**WHAT TO WORK ON:** Quote every line below exactly and skip any picture.

**DATA:**
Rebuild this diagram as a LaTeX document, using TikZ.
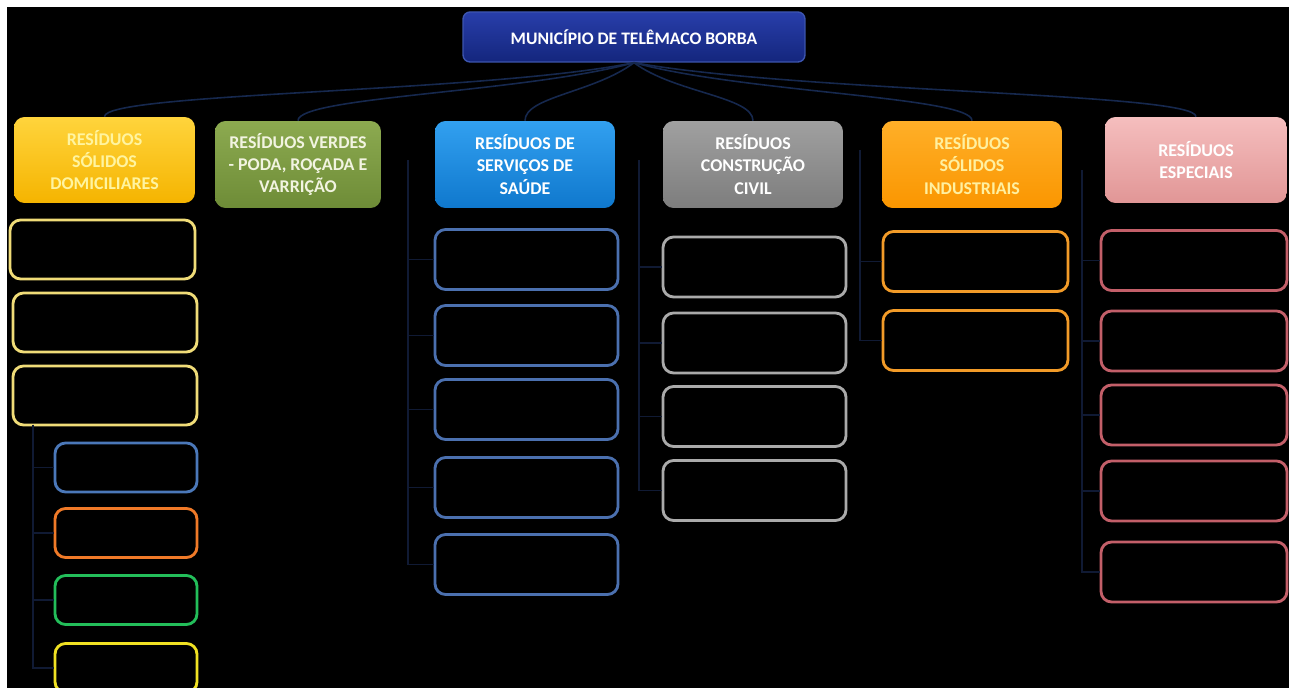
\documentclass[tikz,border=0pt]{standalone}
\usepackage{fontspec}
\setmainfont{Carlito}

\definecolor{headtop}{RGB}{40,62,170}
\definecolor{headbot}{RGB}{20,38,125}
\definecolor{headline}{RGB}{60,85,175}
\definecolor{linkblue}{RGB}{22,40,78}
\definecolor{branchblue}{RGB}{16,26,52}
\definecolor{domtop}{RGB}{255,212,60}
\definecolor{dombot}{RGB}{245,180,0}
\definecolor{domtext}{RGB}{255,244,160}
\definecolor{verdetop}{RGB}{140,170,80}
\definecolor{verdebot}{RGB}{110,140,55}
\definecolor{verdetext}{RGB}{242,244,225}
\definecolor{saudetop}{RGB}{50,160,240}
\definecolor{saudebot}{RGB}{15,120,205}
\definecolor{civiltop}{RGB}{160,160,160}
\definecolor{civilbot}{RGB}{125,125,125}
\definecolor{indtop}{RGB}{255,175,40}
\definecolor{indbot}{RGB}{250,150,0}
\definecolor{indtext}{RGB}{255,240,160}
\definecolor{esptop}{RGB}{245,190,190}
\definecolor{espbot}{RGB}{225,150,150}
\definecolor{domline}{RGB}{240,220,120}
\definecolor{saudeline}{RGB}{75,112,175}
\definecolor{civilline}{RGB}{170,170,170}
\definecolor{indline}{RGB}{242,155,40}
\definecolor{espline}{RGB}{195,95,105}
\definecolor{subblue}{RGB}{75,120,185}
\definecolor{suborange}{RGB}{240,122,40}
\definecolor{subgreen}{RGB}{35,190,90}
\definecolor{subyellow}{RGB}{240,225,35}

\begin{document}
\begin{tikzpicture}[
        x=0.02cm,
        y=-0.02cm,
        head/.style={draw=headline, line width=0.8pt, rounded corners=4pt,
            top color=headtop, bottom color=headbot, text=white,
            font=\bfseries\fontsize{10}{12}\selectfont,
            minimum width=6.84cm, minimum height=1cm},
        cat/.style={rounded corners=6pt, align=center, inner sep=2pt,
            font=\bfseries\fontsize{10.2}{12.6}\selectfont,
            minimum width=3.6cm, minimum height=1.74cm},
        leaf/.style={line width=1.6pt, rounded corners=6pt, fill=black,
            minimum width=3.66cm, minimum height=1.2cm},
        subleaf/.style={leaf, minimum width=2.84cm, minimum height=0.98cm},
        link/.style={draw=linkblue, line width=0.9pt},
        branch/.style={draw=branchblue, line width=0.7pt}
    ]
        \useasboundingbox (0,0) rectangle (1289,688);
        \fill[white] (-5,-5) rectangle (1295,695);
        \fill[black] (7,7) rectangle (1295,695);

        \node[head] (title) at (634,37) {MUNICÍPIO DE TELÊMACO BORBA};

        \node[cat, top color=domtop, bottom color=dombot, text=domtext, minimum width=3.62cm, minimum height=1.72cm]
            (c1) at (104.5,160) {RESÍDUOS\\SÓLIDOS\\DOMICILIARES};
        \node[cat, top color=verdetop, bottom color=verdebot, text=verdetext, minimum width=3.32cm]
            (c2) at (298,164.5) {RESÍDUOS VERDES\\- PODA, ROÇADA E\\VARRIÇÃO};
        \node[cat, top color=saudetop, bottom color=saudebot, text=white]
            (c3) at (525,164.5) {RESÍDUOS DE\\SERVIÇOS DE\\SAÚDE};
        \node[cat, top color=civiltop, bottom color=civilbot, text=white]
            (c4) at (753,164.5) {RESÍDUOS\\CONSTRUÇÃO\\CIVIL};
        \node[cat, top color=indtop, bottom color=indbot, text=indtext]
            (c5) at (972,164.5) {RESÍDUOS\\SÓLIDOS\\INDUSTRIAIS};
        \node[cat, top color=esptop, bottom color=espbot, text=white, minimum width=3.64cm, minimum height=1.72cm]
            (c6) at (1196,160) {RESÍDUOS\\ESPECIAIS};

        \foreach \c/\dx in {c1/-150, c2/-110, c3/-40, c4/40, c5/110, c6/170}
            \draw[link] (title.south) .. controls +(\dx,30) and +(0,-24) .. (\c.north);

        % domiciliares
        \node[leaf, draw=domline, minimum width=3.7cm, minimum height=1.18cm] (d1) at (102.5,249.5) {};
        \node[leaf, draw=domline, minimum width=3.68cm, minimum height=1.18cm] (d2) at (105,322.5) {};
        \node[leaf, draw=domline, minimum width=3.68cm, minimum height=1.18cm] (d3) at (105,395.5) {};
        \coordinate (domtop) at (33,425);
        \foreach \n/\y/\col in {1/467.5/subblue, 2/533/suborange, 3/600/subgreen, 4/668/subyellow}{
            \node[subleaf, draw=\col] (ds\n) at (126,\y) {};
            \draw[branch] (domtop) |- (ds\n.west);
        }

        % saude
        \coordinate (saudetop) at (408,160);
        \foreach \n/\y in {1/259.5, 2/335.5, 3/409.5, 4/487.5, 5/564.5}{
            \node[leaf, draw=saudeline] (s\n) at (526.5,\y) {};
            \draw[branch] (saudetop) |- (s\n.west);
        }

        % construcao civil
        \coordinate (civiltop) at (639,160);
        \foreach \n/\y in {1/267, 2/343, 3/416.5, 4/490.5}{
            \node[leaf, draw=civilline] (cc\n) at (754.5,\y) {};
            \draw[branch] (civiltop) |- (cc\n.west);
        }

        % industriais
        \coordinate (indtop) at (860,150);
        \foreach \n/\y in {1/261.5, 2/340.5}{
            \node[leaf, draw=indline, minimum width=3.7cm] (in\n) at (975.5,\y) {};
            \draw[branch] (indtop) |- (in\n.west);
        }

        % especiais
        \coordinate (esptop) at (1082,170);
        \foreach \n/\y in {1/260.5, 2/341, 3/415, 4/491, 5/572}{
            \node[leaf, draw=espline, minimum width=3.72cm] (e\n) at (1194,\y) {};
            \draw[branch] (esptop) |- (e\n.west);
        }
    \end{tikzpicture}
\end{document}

**PROBLEM SOLUTION:**
Rebuild this diagram as a LaTeX document, using TikZ.
\documentclass[tikz,border=0pt]{standalone}
\usepackage{fontspec}
\setmainfont{Carlito}

\definecolor{headtop}{RGB}{40,62,170}
\definecolor{headbot}{RGB}{20,38,125}
\definecolor{headline}{RGB}{60,85,175}
\definecolor{linkblue}{RGB}{22,40,78}
\definecolor{branchblue}{RGB}{16,26,52}
\definecolor{domtop}{RGB}{255,212,60}
\definecolor{dombot}{RGB}{245,180,0}
\definecolor{domtext}{RGB}{255,244,160}
\definecolor{verdetop}{RGB}{140,170,80}
\definecolor{verdebot}{RGB}{110,140,55}
\definecolor{verdetext}{RGB}{242,244,225}
\definecolor{saudetop}{RGB}{50,160,240}
\definecolor{saudebot}{RGB}{15,120,205}
\definecolor{civiltop}{RGB}{160,160,160}
\definecolor{civilbot}{RGB}{125,125,125}
\definecolor{indtop}{RGB}{255,175,40}
\definecolor{indbot}{RGB}{250,150,0}
\definecolor{indtext}{RGB}{255,240,160}
\definecolor{esptop}{RGB}{245,190,190}
\definecolor{espbot}{RGB}{225,150,150}
\definecolor{domline}{RGB}{240,220,120}
\definecolor{saudeline}{RGB}{75,112,175}
\definecolor{civilline}{RGB}{170,170,170}
\definecolor{indline}{RGB}{242,155,40}
\definecolor{espline}{RGB}{195,95,105}
\definecolor{subblue}{RGB}{75,120,185}
\definecolor{suborange}{RGB}{240,122,40}
\definecolor{subgreen}{RGB}{35,190,90}
\definecolor{subyellow}{RGB}{240,225,35}

\begin{document}
\begin{tikzpicture}[
        x=0.02cm,
        y=-0.02cm,
        head/.style={draw=headline, line width=0.8pt, rounded corners=4pt,
            top color=headtop, bottom color=headbot, text=white,
            font=\bfseries\fontsize{10}{12}\selectfont,
            minimum width=6.84cm, minimum height=1cm},
        cat/.style={rounded corners=6pt, align=center, inner sep=2pt,
            font=\bfseries\fontsize{10.2}{12.6}\selectfont,
            minimum width=3.6cm, minimum height=1.74cm},
        leaf/.style={line width=1.6pt, rounded corners=6pt, fill=black,
            minimum width=3.66cm, minimum height=1.2cm},
        subleaf/.style={leaf, minimum width=2.84cm, minimum height=0.98cm},
        link/.style={draw=linkblue, line width=0.9pt},
        branch/.style={draw=branchblue, line width=0.7pt}
    ]
        \useasboundingbox (0,0) rectangle (1289,688);
        \fill[white] (-5,-5) rectangle (1295,695);
        \fill[black] (7,7) rectangle (1295,695);

        \node[head] (title) at (634,37) {MUNICÍPIO DE TELÊMACO BORBA};

        \node[cat, top color=domtop, bottom color=dombot, text=domtext, minimum width=3.62cm, minimum height=1.72cm]
            (c1) at (104.5,160) {RESÍDUOS\\SÓLIDOS\\DOMICILIARES};
        \node[cat, top color=verdetop, bottom color=verdebot, text=verdetext, minimum width=3.32cm]
            (c2) at (298,164.5) {RESÍDUOS VERDES\\- PODA, ROÇADA E\\VARRIÇÃO};
        \node[cat, top color=saudetop, bottom color=saudebot, text=white]
            (c3) at (525,164.5) {RESÍDUOS DE\\SERVIÇOS DE\\SAÚDE};
        \node[cat, top color=civiltop, bottom color=civilbot, text=white]
            (c4) at (753,164.5) {RESÍDUOS\\CONSTRUÇÃO\\CIVIL};
        \node[cat, top color=indtop, bottom color=indbot, text=indtext]
            (c5) at (972,164.5) {RESÍDUOS\\SÓLIDOS\\INDUSTRIAIS};
        \node[cat, top color=esptop, bottom color=espbot, text=white, minimum width=3.64cm, minimum height=1.72cm]
            (c6) at (1196,160) {RESÍDUOS\\ESPECIAIS};

        \foreach \c/\dx in {c1/-150, c2/-110, c3/-40, c4/40, c5/110, c6/170}
            \draw[link] (title.south) .. controls +(\dx,30) and +(0,-24) .. (\c.north);

        % domiciliares
        \node[leaf, draw=domline, minimum width=3.7cm, minimum height=1.18cm] (d1) at (102.5,249.5) {};
        \node[leaf, draw=domline, minimum width=3.68cm, minimum height=1.18cm] (d2) at (105,322.5) {};
        \node[leaf, draw=domline, minimum width=3.68cm, minimum height=1.18cm] (d3) at (105,395.5) {};
        \coordinate (domtop) at (33,425);
        \foreach \n/\y/\col in {1/467.5/subblue, 2/533/suborange, 3/600/subgreen, 4/668/subyellow}{
            \node[subleaf, draw=\col] (ds\n) at (126,\y) {};
            \draw[branch] (domtop) |- (ds\n.west);
        }

        % saude
        \coordinate (saudetop) at (408,160);
        \foreach \n/\y in {1/259.5, 2/335.5, 3/409.5, 4/487.5, 5/564.5}{
            \node[leaf, draw=saudeline] (s\n) at (526.5,\y) {};
            \draw[branch] (saudetop) |- (s\n.west);
        }

        % construcao civil
        \coordinate (civiltop) at (639,160);
        \foreach \n/\y in {1/267, 2/343, 3/416.5, 4/490.5}{
            \node[leaf, draw=civilline] (cc\n) at (754.5,\y) {};
            \draw[branch] (civiltop) |- (cc\n.west);
        }

        % industriais
        \coordinate (indtop) at (860,150);
        \foreach \n/\y in {1/261.5, 2/340.5}{
            \node[leaf, draw=indline, minimum width=3.7cm] (in\n) at (975.5,\y) {};
            \draw[branch] (indtop) |- (in\n.west);
        }

        % especiais
        \coordinate (esptop) at (1082,170);
        \foreach \n/\y in {1/260.5, 2/341, 3/415, 4/491, 5/572}{
            \node[leaf, draw=espline, minimum width=3.72cm] (e\n) at (1194,\y) {};
            \draw[branch] (esptop) |- (e\n.west);
        }
    \end{tikzpicture}
\end{document}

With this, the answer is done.